Sir John has overseen board deliberations over the payments and concluded that they are necessary to prevent defections to rivals on Wall Street.

Antony Jenkins, Barclays' chief executive, is expected to say that the increase in bonuses is an artificial one because payouts were reduced last year as a result of the bank's £290m fine for interest rate-rigging in June 2012.

Mr Jenkins waived his own award of just over £1.5m last week, saying he did not believe it would be right to accept it given the bank's ongoing challenges.
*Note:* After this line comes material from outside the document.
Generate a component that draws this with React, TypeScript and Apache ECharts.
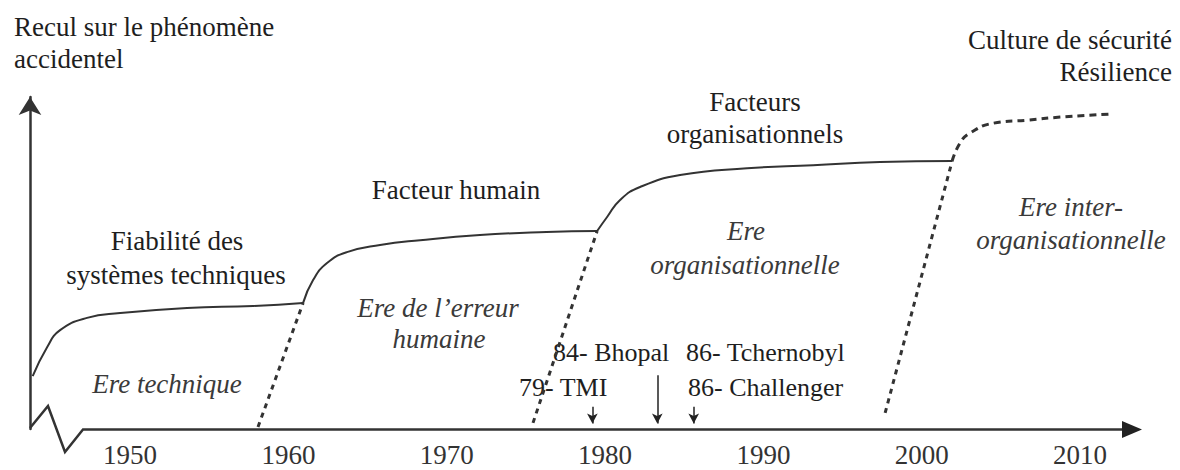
import React, { useEffect, useRef } from "react";
import * as echarts from "echarts";

// X axis: years; Y axis: "recul sur le phénomène accidentel" (arbitrary 0–100 scale)
const tickYears = [1950, 1960, 1970, 1980, 1990, 2000, 2010];

const curveTechnique: [number, number][] = [
  [1943.85, 15.5], [1944.76, 24.0], [1945.58, 29.0], [1947.28, 32.6],
  [1949.37, 34.0], [1953.6, 35.5], [1957.77, 36.1], [1960.93, 37.0],
];
const curveHumain: [number, number][] = [
  [1960.93, 37.0], [1961.56, 43.7], [1962.44, 48.7], [1963.7, 51.9],
  [1965.79, 54.0], [1968.32, 55.4], [1972.1, 56.9], [1976.3, 57.8], [1979.5, 58.1],
];
const curveOrga: [number, number][] = [
  [1979.5, 58.1], [1980.13, 62.2], [1980.95, 67.2], [1982.21, 71.0],
  [1984.74, 74.5], [1988.97, 76.5], [1993.14, 77.4], [1997.37, 78.3], [2001.92, 78.6],
];
const curveResilience: [number, number][] = [
  [2001.92, 78.6], [2002.42, 83.9], [2003.05, 86.8], [2004.5, 89.7],
  [2006.65, 90.6], [2008.74, 91.5], [2011.9, 92.4],
];

const eraBoundaries: [number, number][][] = [
  [[1958.08, 0.6], [1960.93, 37.0]],
  [[1975.45, 1.8], [1979.5, 58.1]],
  [[1997.69, 4.7], [2001.92, 78.6]],
];

// accident markers: [year position, arrow top]
const eventNames = ["79- TMI", "84- Bhopal", "86- Challenger"];
const eventYears = [1979.2, 1983.3, 1985.6];
const eventTops = [6.5, 15.8, 6.5];

const FONT = "Liberation Serif";

function txt(text: string, x: number, y: number, align: string, italic = false, fill = "#1e1e1e", size = 27) {
  return {
    type: "text",
    x,
    y,
    silent: true,
    style: {
      text,
      fontSize: size,
      fontFamily: FONT,
      fontStyle: italic ? "italic" : "normal",
      fill,
      align,
      verticalAlign: "middle",
    },
  };
}

export default function App() {
  const ref = useRef<HTMLDivElement>(null);
  useEffect(() => {
    if (!ref.current) return;
    const chart = echarts.init(ref.current, undefined, { renderer: "svg" });
    const solid = (data: [number, number][], name: string) => ({
      name,
      type: "line",
      data,
      smooth: 0.5,
      showSymbol: false,
      symbol: "none",
      lineStyle: { color: "#333", width: 2 },
      silent: true,
    });
    const dotted = (data: [number, number][], name: string) => ({
      name,
      type: "line",
      data,
      showSymbol: false,
      symbol: "none",
      lineStyle: { color: "#333", width: 3, type: [5, 5] },
      silent: true,
    });
    const italicGrey = "#3a3a3a";
    chart.setOption({
      animation: false,
      backgroundColor: "#fff",
      grid: { left: 30, right: 39, top: 97, bottom: 41 },
      xAxis: {
        type: "value",
        min: 1943.68,
        max: 2013.85,
        axisLine: { show: false },
        axisTick: { show: false },
        splitLine: { show: false },
        axisLabel: {
          customValues: tickYears,
          formatter: (v: number) => String(v),
          fontSize: 27,
          fontFamily: FONT,
          color: "#333",
          margin: 12,
        },
      },
      yAxis: {
        type: "value",
        min: 0,
        max: 97.4,
        axisLine: {
          show: true,
          onZero: false,
          symbol: ["none", "arrow"],
          symbolSize: [17, 18],
          lineStyle: { color: "#333", width: 2.5 },
        },
        axisTick: { show: false },
        axisLabel: { show: false },
        splitLine: { show: false },
      },
      series: [
        solid(curveTechnique, "technique"),
        solid(curveHumain, "humain"),
        solid(curveOrga, "orga"),
        {
          ...solid(curveResilience, "resilience"),
          lineStyle: { color: "#333", width: 3, type: [7, 5] },
        },
        ...eraBoundaries.map((d, i) => dotted(d, "b" + i)),
        {
          name: "events",
          type: "line",
          data: [],
          markLine: {
            silent: true,
            symbol: ["none", "arrow"],
            symbolSize: [8, 10],
            label: { show: false },
            lineStyle: { color: "#222", width: 1.5, type: "solid" },
            data: eventYears.map((y, i) => [
              { coord: [y, eventTops[i]] },
              { coord: [y, 1.6] },
            ]),
          },
        },
      ],
      graphic: [
        {
          type: "polyline",
          silent: true,
          shape: { points: [[30, 428], [48, 406], [65, 452], [83, 429.5], [1126, 429.5]] },
          style: { stroke: "#333", lineWidth: 2.5, fill: null },
        },
        {
          type: "polygon",
          silent: true,
          shape: { points: [[1122, 421], [1142, 429.5], [1122, 438]] },
          style: { fill: "#222" },
        },
        txt("Recul sur le phénomène", 14, 27, "left"),
        txt("accidentel", 14, 59, "left"),
        txt("Culture de sécurité", 1172, 40, "right"),
        txt("Résilience", 1172, 72, "right"),
        txt("Facteurs", 755, 102, "center"),
        txt("organisationnels", 755, 134, "center"),
        txt("Facteur humain", 456, 190, "center"),
        txt("Fiabilité des", 177, 241, "center"),
        txt("systèmes techniques", 176, 275, "center"),
        txt("Ere technique", 167, 384, "center", true, italicGrey),
        txt("Ere de l\u2019erreur", 438, 308, "center", true, italicGrey),
        txt("humaine", 439, 339, "center", true, italicGrey),
        txt("Ere", 746, 231, "center", true, italicGrey),
        txt("organisationnelle", 745, 265, "center", true, italicGrey),
        txt("Ere inter-", 1071, 207, "center", true, italicGrey),
        txt("organisationnelle", 1071, 240, "center", true, italicGrey),
        txt(eventNames[1], 553, 352, "left", false, "#1e1e1e", 26),
        txt("86- Tchernobyl", 686, 352, "left", false, "#1e1e1e", 26),
        txt(eventNames[0], 519, 387, "left", false, "#1e1e1e", 26),
        txt(eventNames[2], 688, 387, "left", false, "#1e1e1e", 26),
      ],
    });
    return () => chart.dispose();
  }, []);
  return (
    <div
      ref={ref}
      style={{ position: "fixed", left: 0, top: 0, width: 1180, height: 470, background: "#fff" }}
    />
  );
}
Sir John has only chaired the Barclays remuneration committee for two years, taking over the role from Dame Alison Carnwath, who stepped down from the board in protest at the lavish bonuses awarded to Bob Diamond, Mr Jenkins' predecessor.

Last year, he wrote in Barclays' annual report that his role had been to re calibrate the bank's approach to pay and bonuses.

"I hope that 2012 will be seen as a turning point in the way Barclays approaches remuneration.

"For 2012 and in future we are taking a different approach to the balance between Directors’ and employees’ remuneration, and returns for shareholders.

"We have been justifiably criticised for failures to engage effectively with and explain our decisions to shareholders and the wider public, as well as on some occasions being criticised for the decisions themselves." Sir John could yet decide to stand down from the Barclays board at this year's annual meeting. Alternatively, he could remain as a director but hand over the chairmanship of the remuneration committee to a colleague, one source suggested.

The increase in bonuses for 2013 is likely to provoke further anger this week, particularly in the wake of allegations in the Mail on Sunday about the theft of thousands of Barclays' customer data records.

Barclays said the records related to a part of its business which was no longer operational.

The bank declined to comment on Sir John's future.